(Records excerpted from a collection)

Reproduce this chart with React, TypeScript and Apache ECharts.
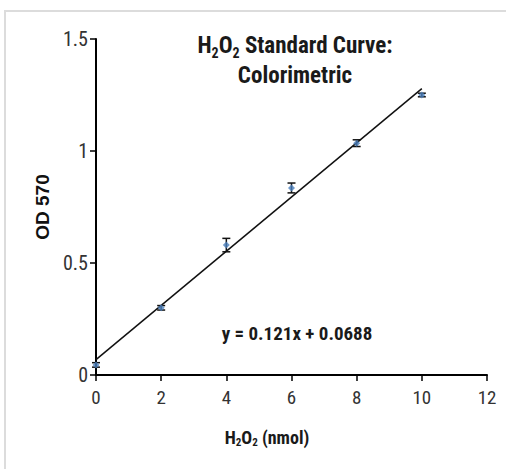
import React, { useEffect, useRef } from "react";
import * as echarts from "echarts";

const amounts = [0, 2, 4, 6, 8, 10];
const od570 = [0.045, 0.30, 0.58, 0.835, 1.035, 1.25];
const errors = [0.01, 0.01, 0.03, 0.022, 0.015, 0.008];
const trendX = [0, 10];
const trendY = [0.0688, 1.2788];
const xTicks = [0, 2, 4, 6, 8, 10, 12];
const yTicks = [0, 0.5, 1, 1.5];

const NARROW = "'Liberation Sans Narrow', 'Arial Narrow', 'Roboto Condensed', Roboto, sans-serif";

export default function App() {
  const ref = useRef<HTMLDivElement>(null);
  useEffect(() => {
    if (!ref.current) return;
    const chart = echarts.init(ref.current, undefined, { renderer: "svg" });
    const points = amounts.map((x, i) => [x, od570[i]]);
    const bars = amounts.map((x, i) => [x, od570[i] - errors[i], od570[i] + errors[i]]);
    chart.setOption({
      animation: false,
      backgroundColor: "#fff",
      grid: { left: 96, right: 19, top: 39, bottom: 94 },
      title: [
        {
          text: "H{sub|2}O{sub|2} Standard Curve:\nColorimetric",
          left: 290,
          top: 25,
          textAlign: "center",
          textStyle: {
            fontFamily: NARROW,
            fontSize: 23,
            fontWeight: "bold",
            color: "#1a1a1a",
            lineHeight: 30,
            align: "center",
            rich: {
              sub: { fontFamily: NARROW, fontSize: 14, fontWeight: "bold", color: "#1a1a1a", verticalAlign: "bottom", lineHeight: 24 },
            },
          },
        },
        {
          text: "H{sub|2}O{sub|2} (nmol)",
          left: 262,
          top: 421,
          textAlign: "center",
          textStyle: {
            fontFamily: NARROW,
            fontSize: 18,
            fontWeight: "bold",
            color: "#1a1a1a",
            lineHeight: 22,
            rich: {
              sub: { fontFamily: NARROW, fontSize: 11, fontWeight: "bold", color: "#1a1a1a", verticalAlign: "bottom", lineHeight: 19 },
            },
          },
        },
      ],
      xAxis: {
        type: "value",
        min: 0,
        max: 12,
        interval: 2,
        splitLine: { show: false },
        axisLine: { onZero: false, lineStyle: { color: "#000", width: 2 } },
        axisTick: { show: true, length: 6, lineStyle: { color: "#000", width: 1.5 } },
        axisLabel: {
          fontFamily: NARROW,
          fontSize: 19,
          color: "#333",
          margin: 13,
          formatter: (v: number) => (xTicks.includes(v) ? String(v) : ""),
        },
      },
      yAxis: {
        type: "value",
        min: 0,
        max: 1.5,
        interval: 0.5,
        splitLine: { show: false },
        axisLine: { lineStyle: { color: "#000", width: 2 } },
        axisTick: { show: true, length: 6, lineStyle: { color: "#000", width: 1.5 } },
        axisLabel: {
          fontFamily: NARROW,
          fontSize: 20,
          color: "#333",
          margin: 8,
          formatter: (v: number) => (yTicks.includes(v) ? String(v) : ""),
        },
        name: "OD 570",
        nameLocation: "middle",
        nameRotate: 90,
        nameGap: 44,
        nameTextStyle: { fontFamily: "Arial, 'Liberation Sans', sans-serif", fontSize: 19, fontWeight: "bold", color: "#111" },
      },
      graphic: [
        {
          type: "rect",
          shape: { x: 5, y: 11, width: 600, height: 600 },
          style: { fill: "none", stroke: "#dcdcdc", lineWidth: 2 },
          silent: true,
        },
        {
          type: "text",
          x: 297,
          y: 333,
          style: {
            text: "y = 0.121x + 0.0688",
            fontFamily: NARROW,
            fontSize: 19,
            fontWeight: "bold",
            fill: "#1a1a1a",
            align: "center",
            verticalAlign: "middle",
          },
        },
      ],
      series: [
        {
          type: "line",
          data: trendX.map((x, i) => [x, trendY[i]]),
          symbol: "none",
          lineStyle: { color: "#111", width: 1.5 },
          z: 2,
        },
        {
          type: "custom",
          data: bars,
          z: 3,
          renderItem: (params: any, api: any) => {
            const x = api.value(0);
            const lo = api.coord([x, api.value(1)]);
            const hi = api.coord([x, api.value(2)]);
            const hw = 4;
            const style = { stroke: "#111", lineWidth: 1.5 };
            return {
              type: "group",
              children: [
                { type: "line", shape: { x1: lo[0], y1: lo[1], x2: hi[0], y2: hi[1] }, style },
                { type: "line", shape: { x1: lo[0] - hw, y1: lo[1], x2: lo[0] + hw, y2: lo[1] }, style },
                { type: "line", shape: { x1: hi[0] - hw, y1: hi[1], x2: hi[0] + hw, y2: hi[1] }, style },
              ],
            };
          },
        },
        {
          type: "scatter",
          data: points,
          symbol: "diamond",
          symbolSize: 7,
          itemStyle: { color: "#4a7ebb" },
          z: 4,
        },
      ],
    });
    return () => chart.dispose();
  }, []);
  return <div ref={ref} style={{ width: 506, height: 469, position: "absolute", left: 0, top: 0 }} />;
}
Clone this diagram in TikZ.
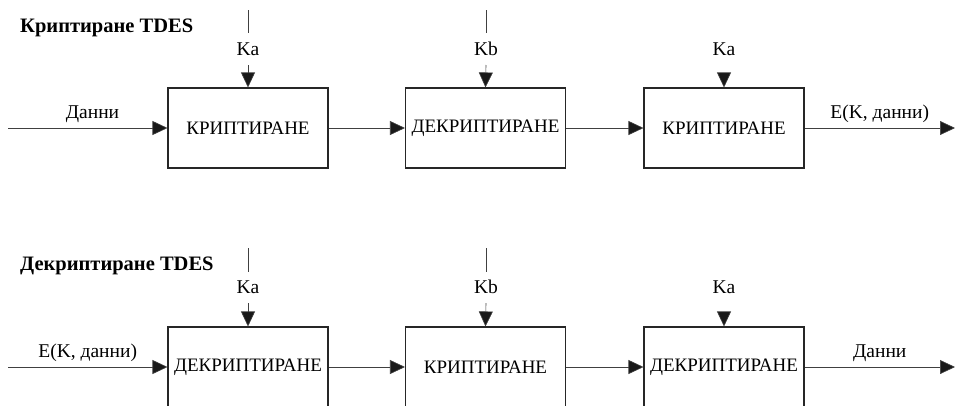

* Task goal:
Start at the top of the entries and repeat each line exactly, ending at the line that contains "Sans Narrow', 'Arial". Pictures are not part of the copy.

* Solved exercise:
Reproduce this chart with React, TypeScript and Apache ECharts.
import React, { useEffect, useRef } from "react";
import * as echarts from "echarts";

const amounts = [0, 2, 4, 6, 8, 10];
const od570 = [0.045, 0.30, 0.58, 0.835, 1.035, 1.25];
const errors = [0.01, 0.01, 0.03, 0.022, 0.015, 0.008];
const trendX = [0, 10];
const trendY = [0.0688, 1.2788];
const xTicks = [0, 2, 4, 6, 8, 10, 12];
const yTicks = [0, 0.5, 1, 1.5];

const NARROW = "'Liberation Sans Narrow', 'Arial Narrow', 'Roboto Condensed', Roboto, sans-serif";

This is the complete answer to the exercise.